Please take a deep breath and calm down, duplicate threads will just confuse and clutter up the conversation here. Schutzhund titles mean a lot, but they're not an ultimate puppy life forecast. Working titles are more similar to recognition for a black belt in martial arts, or professional awards in other venues. Time. Skill. Aptitude. Training. Schutzhund titles are NOT like saying "both of these kids' parents were Marines, the baby will suddenly turn into a sniper!" Sound silly? It is. Take a deep breath. Two children born into a family of lawyers may not grow up to be attorneys. Two Olympic gymnasts may not give birth to next year's gold medalist. 

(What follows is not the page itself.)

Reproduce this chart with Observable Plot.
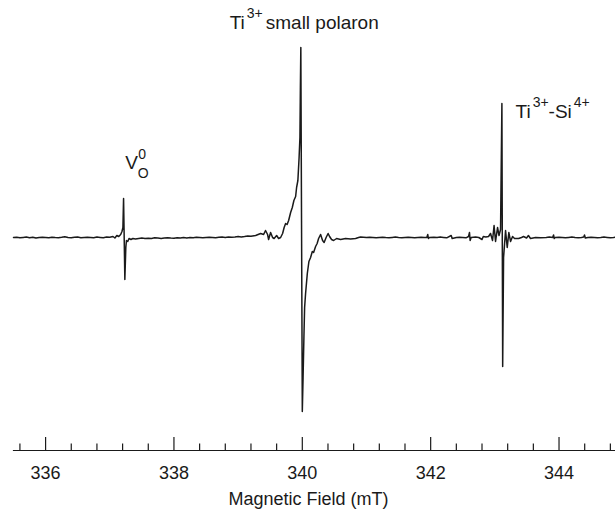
<!DOCTYPE html>
<html><head><meta charset="utf-8">
<script src="https://cdn.jsdelivr.net/npm/d3@7"></script>
<script src="https://cdn.jsdelivr.net/npm/@observablehq/plot@0.6"></script>
<style>
body{margin:0;background:#fff}
svg{font-family:"Liberation Sans",Arial,Helvetica,sans-serif}
</style>
</head><body><div id="chart"></div>
<script>
// magnetic field (mT)
const field = [
335.50,335.55,335.60,335.65,335.70,335.75,335.80,335.85,335.90,335.95,
336.00,336.05,336.10,336.15,336.20,336.25,336.30,336.35,336.40,336.45,
336.50,336.55,336.60,336.65,336.70,336.75,336.80,336.85,336.90,336.95,
337.00,337.05,337.08,337.11,337.14,337.17,337.19,337.205,337.215,337.235,
337.25,337.26,337.28,337.30,337.33,337.36,337.40,337.45,337.50,337.55,
337.60,337.65,337.70,337.75,337.80,337.85,337.90,337.95,338.00,338.05,
338.10,338.15,338.20,338.25,338.30,338.35,338.40,338.45,338.50,338.55,
338.60,338.65,338.70,338.75,338.80,338.85,338.90,338.95,339.00,339.05,
339.10,339.15,339.20,339.273,339.350,339.397,339.427,339.459,339.475,339.506,
339.537,339.561,339.600,339.631,339.662,339.693,339.717,339.740,339.763,339.787,
339.818,339.844,339.869,339.896,339.911,339.931,339.950,339.963,339.970,339.977,
340.000,340.012,340.025,340.036,340.051,340.078,340.103,340.129,340.156,340.176,
340.207,340.231,340.254,340.285,340.316,340.340,340.371,340.402,340.425,340.456,
340.488,340.534,340.597,340.674,340.752,340.830,340.877,340.908,341.00,341.05,
341.10,341.15,341.20,341.25,341.30,341.35,341.40,341.45,341.50,341.55,
341.60,341.65,341.70,341.75,341.80,341.85,341.90,341.94,341.955,341.965,
341.98,342.05,342.10,342.15,342.20,342.25,342.32,342.335,342.40,342.45,
342.50,342.55,342.59,342.605,342.615,342.63,342.70,342.75,342.80,342.82,
342.86,342.902,342.933,342.964,342.988,343.011,343.042,343.065,343.089,343.110,
343.122,343.136,343.167,343.193,343.218,343.245,343.276,343.307,343.369,343.416,
343.447,343.494,343.523,343.556,343.634,343.712,343.80,343.85,343.90,343.915,
343.925,343.94,344.00,344.05,344.10,344.15,344.20,344.25,344.30,344.35,
344.385,344.397,344.41,344.45,344.50,344.55,344.60,344.65,344.70,344.75,
344.80,344.85,344.88
];
// EPR derivative signal (arb. units)
const signal = [
0,0.3,-0.2,0.1,0.4,-0.3,0.2,-0.6,0,0.3,
0.1,-0.3,0.3,0,-0.2,0.2,0.7,0.1,-0.3,0.2,
0.4,-0.2,0.1,0.3,0,-0.3,0.4,0.1,-0.2,0.4,
0.3,1,-0.5,2,1,3,6,10,39,-42,
-10,-3,-4,-1,-2,-1,-1.5,-1,-0.6,-1,
-0.7,-1,-0.3,-0.6,-0.9,-0.5,-0.2,-0.6,-0.8,-0.2,
-0.5,-0.1,-0.4,0,-0.3,0.3,0,-0.3,0.1,0.3,
0.1,-0.2,0.2,0.4,0.1,0.4,0.2,0.5,0.9,0.6,
1,1.5,1.2,2,4,3,7,3,-2,5,
0,-1,2,-1,0,4,10,14,13,17,
25,30,37,41,50,57,80,100,150,190,
-174,-140,-100,-70,-56,-36,-24,-20,-14,-15,
-9,-6,-1,3,-3,-5,0,4,1,-2,
-3,-1,-2,-1,-1.5,-1,0,0.5,0.1,0.3,
0,-0.3,0.1,0.3,0,-0.2,0.1,0.4,0,-0.3,
0.1,0.3,0,-0.3,0.1,0.3,0,0,3,-1,
0,0.3,0,0.4,0.1,-0.3,2,-1,0,0.3,
0.1,-0.3,1,5,-3,0,0.4,0,-2,1,
0.5,1,4,-3,12,-4,10,2,8,134,
-129,-20,7,-10,5,-4,1,-1,-1,0,
1,-0.5,2,-1,0,-0.3,0.1,0.4,0,2.5,
-1,0,0.3,0,-0.3,0.1,0.4,0,-0.3,0.1,
0.5,2.5,-0.5,0,0.3,0.1,-0.3,0,0.4,0.1,
-0.3,0,0.3
];
const majorTicks = [336, 338, 340, 342, 344];
const minorTicks = [335.6,336.4,336.8,337.2,337.6,338.4,338.8,339.2,339.6,340.4,340.8,341.2,341.6,342.4,342.8,343.2,343.6,344.4,344.8];
const axisTitle = ["Magnetic Field (mT)"];
// annotations
const labelKeys = ["VO0", "Ti3+ small polaron", "Ti3+-Si4+"];
const labelField = [337.24, 338.868, 343.322];
const labelSignal = [69, 209, 120];

const spectrum = field.map((f, i) => ({field: f, signal: signal[i]}));
const labels = labelKeys.map((k, i) => ({key: k, field: labelField[i], signal: labelSignal[i]}));

const ink = "#1a1a1a";
const chart = Plot.plot({
  width: 615,
  height: 515,
  marginLeft: 13,
  marginRight: 0,
  marginTop: 0,
  marginBottom: 65,
  style: {fontFamily: '"Liberation Sans", Arial, sans-serif', color: ink, background: "#fff"},
  x: {domain: [335.5, 344.88]},
  y: {domain: [-213, 237], axis: null},
  marks: [
    Plot.frame({anchor: "bottom", stroke: ink, strokeWidth: 1.2}),
    Plot.ruleX(majorTicks, {stroke: ink, strokeWidth: 1.2, insetTop: 437}),
    Plot.ruleX(minorTicks, {stroke: ink, strokeWidth: 1.2, insetTop: 443.5}),
    Plot.axisX({ticks: majorTicks, tickSize: 0, tickPadding: 16, fontSize: 18, tickFormat: d => String(d), label: null}),
    Plot.text(axisTitle, {frameAnchor: "bottom", dx: -6, dy: 54, fontSize: 18, fill: ink}),
    Plot.line(spectrum, {x: "field", y: "signal", stroke: ink, strokeWidth: 1.5, curve: "linear"}),
    Plot.text(labels, {x: "field", y: "signal", text: "key", textAnchor: "start", lineAnchor: "bottom", fontSize: 19, fill: ink, className: "annot"})
  ]
});
document.getElementById("chart").appendChild(chart);

// superscript / subscript formatting of the annotations
const markup = {
  "VO0": [["V", {}], ["0", {dx: 0.5, dy: -10, size: 14}], ["O", {dx: -8.5, dy: 19, size: 14}]],
  "Ti3+ small polaron": [["Ti", {}], ["3+", {dx: 2, dy: -11, size: 14}], ["small polaron", {dx: 3, dy: 11}]],
  "Ti3+-Si4+": [["Ti", {}], ["3+", {dx: 2, dy: -11, size: 14}], ["-Si", {dy: 11}], ["4+", {dx: 2, dy: -11, size: 14}]]
};
d3.select(chart).selectAll("g.annot text").each(function() {
  const t = d3.select(this);
  const key = t.text();
  const parts = markup[key];
  if (!parts) return;
  t.text(null);
  for (const [s, o] of parts) {
    const sp = t.append("tspan").text(s);
    if (o.dx) sp.attr("dx", o.dx);
    if (o.dy) sp.attr("dy", o.dy);
    if (o.size) sp.attr("font-size", o.size);
  }
});
</script>
</body></html>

If you choose to keep your puppy, find a good trainer with experience in German Shepherds, and you will have the opportunity to grow alongside a companion. And please do stick around here, there is a ton of good information. Some of the posters above have years (decades!) of experience and info to share.


----------



## carmspack (Feb 2, 2011)

I also don't know why the breeder didn't put some brakes on .


----------



## wolfy dog (Aug 1, 2012)

I work with birthing women and see up close how variable births are, even in the same family. What if you have a C section? 6 weeks out of commission with a GSD pup?
Even after a straight forward birth, you'll be up several times a night, recovering form birth, having to take care of the other kids and in the meantime, house break, train, play and socialize a working dog pup? Hiring a trainer will not even put a dent in your work load.
By the way, do you already have the pup home?


----------



## NancyJ (Jun 15, 2003)

To the OP. You are new here. PLEASE do not start the same thread in more than one location [I believe you posted this 5 different places]. I have reported your posts and asked that the duplicates be deleted by the appropriate mods.


----------



## KentsDad (Jul 30, 2015)

Like the other great advice on this post, take a breath. The one thing I have learned being involved in Schutzhund, is that these dogs are not aggressive biting machines. They are well mannered, obedient dogs, that enjoy the "game."

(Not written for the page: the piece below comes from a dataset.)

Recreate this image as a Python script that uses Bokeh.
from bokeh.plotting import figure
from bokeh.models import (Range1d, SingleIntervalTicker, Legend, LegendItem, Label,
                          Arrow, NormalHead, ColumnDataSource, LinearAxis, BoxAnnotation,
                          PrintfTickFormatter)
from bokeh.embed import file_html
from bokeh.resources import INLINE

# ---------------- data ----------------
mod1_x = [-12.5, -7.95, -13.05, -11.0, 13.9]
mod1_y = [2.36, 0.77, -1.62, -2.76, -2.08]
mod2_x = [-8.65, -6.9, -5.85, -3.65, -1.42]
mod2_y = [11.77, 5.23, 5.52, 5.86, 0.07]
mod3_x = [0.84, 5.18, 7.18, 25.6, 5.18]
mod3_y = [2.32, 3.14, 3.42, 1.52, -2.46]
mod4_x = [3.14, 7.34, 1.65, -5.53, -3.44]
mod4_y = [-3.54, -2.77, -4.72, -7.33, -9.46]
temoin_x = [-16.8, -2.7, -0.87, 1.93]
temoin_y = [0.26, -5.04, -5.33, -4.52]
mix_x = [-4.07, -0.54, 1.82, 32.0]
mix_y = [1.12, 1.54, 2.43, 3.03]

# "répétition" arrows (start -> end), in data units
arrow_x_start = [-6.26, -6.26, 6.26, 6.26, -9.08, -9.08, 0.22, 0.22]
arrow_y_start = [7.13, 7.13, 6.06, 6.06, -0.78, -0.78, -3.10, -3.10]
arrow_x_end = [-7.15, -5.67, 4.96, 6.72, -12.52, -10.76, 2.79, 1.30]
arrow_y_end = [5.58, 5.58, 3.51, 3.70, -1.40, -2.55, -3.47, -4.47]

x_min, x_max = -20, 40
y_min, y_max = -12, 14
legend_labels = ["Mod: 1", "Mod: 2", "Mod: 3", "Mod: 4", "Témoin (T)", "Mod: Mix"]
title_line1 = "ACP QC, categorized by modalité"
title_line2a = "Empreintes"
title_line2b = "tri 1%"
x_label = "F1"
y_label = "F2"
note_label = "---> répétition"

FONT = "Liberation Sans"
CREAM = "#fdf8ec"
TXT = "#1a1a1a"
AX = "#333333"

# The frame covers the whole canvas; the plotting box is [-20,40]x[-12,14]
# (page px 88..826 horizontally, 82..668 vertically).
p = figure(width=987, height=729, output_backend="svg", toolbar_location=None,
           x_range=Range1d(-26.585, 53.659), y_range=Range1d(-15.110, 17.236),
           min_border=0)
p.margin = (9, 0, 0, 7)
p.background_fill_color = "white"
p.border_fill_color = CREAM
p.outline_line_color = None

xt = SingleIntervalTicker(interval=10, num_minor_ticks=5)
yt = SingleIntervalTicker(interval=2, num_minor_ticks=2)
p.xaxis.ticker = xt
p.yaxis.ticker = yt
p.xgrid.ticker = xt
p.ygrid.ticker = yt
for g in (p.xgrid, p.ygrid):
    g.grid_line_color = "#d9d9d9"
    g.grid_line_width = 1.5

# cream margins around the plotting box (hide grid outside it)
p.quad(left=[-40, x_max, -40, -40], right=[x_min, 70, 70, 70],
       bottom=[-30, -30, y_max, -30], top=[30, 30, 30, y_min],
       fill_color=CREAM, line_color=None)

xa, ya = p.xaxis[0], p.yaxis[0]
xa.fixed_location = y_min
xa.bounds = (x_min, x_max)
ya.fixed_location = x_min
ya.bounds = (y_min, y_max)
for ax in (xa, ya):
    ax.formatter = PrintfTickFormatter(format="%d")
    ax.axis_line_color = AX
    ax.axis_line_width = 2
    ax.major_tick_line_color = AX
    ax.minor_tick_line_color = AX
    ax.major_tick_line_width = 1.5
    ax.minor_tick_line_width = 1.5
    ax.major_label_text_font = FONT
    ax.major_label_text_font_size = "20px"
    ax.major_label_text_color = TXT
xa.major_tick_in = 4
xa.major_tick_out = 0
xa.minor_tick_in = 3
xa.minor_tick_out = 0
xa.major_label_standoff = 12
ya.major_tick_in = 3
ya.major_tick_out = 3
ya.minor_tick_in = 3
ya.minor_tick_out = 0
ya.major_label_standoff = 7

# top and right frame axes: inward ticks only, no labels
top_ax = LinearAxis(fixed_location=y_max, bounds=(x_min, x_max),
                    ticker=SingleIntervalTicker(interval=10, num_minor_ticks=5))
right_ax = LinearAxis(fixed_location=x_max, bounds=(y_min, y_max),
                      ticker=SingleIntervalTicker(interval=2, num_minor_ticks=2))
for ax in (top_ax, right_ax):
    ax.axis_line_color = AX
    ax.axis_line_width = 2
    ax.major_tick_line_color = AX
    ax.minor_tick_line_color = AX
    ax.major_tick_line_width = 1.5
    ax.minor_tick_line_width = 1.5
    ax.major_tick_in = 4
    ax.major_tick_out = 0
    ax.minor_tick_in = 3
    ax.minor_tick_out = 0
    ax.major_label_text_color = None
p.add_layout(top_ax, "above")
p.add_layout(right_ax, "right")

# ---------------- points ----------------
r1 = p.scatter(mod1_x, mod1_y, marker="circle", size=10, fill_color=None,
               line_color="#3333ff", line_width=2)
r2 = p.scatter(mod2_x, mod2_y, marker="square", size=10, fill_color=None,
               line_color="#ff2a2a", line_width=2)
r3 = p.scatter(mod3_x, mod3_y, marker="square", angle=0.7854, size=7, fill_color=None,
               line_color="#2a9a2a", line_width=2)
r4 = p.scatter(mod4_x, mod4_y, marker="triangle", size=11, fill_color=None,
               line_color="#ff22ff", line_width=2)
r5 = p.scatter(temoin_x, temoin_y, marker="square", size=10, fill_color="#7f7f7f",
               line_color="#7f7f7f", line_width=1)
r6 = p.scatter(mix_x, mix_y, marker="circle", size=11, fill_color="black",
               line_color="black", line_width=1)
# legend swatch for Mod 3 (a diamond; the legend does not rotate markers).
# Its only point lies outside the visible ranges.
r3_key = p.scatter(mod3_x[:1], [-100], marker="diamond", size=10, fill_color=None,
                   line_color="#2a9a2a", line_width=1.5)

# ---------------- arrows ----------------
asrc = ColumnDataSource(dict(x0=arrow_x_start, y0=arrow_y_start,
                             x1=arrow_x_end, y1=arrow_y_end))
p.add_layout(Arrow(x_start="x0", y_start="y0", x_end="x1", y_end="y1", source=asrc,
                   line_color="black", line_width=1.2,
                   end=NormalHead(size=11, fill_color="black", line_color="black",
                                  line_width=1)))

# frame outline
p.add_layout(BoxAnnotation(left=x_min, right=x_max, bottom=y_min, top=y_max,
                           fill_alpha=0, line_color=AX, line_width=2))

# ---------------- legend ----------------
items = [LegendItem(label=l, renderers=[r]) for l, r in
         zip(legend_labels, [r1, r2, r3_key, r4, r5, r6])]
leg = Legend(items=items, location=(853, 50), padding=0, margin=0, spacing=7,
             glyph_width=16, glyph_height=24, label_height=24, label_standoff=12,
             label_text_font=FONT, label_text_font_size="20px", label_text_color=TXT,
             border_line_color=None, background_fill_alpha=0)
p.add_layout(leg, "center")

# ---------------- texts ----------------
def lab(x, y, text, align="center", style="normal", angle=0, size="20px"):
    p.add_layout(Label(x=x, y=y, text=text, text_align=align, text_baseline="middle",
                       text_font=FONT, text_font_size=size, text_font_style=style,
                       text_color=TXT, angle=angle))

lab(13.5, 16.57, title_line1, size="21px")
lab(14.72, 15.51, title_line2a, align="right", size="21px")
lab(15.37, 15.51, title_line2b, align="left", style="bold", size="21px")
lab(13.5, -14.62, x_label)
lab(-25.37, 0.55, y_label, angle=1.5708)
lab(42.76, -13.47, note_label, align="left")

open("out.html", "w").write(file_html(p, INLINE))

If the Dam had a BH, and a electric collar, that says two things. First, that the dog is still early in its training, and second the trainer is using electric to get results. Neither one a great thing, just telling about the breeder. In my opinion I would have gotten further in the titles to figure out the dogs true temperament before breeding. 

Lastly, I have had a puppy and four kids under 5 years old. It is tough, really tough. So, you may want to think about some of the options offer in previous posts.


----------



## Momto2GSDs (Mar 22, 2012)

wolfy dog said:


> You have two young children and a baby to birth! *How in the world can you find time to properly socialize and train a pup of this breed?* You'll be tired even before the baby is born. I would return the pup and consider it a lesson learned. Put your and your family's sanity first. I don't understand that the breeder went through with this either unless he was desperate to find homes. If he doesn't take the pup back, contact the GSD rescue in your area.





wolfy dog said:


> I work with birthing women and see up close how variable births are, even in the same family. What if you have a C section? 6 weeks out of commission with a GSD pup?
> Even after a straight forward birth, you'll be up several times a night, recovering form birth, having to take care of the other kids and *in the meantime, house break, train, play and socialize a working dog pup?* Hiring a trainer will not even put a dent in your work load.
> By the way, do you already have the pup home?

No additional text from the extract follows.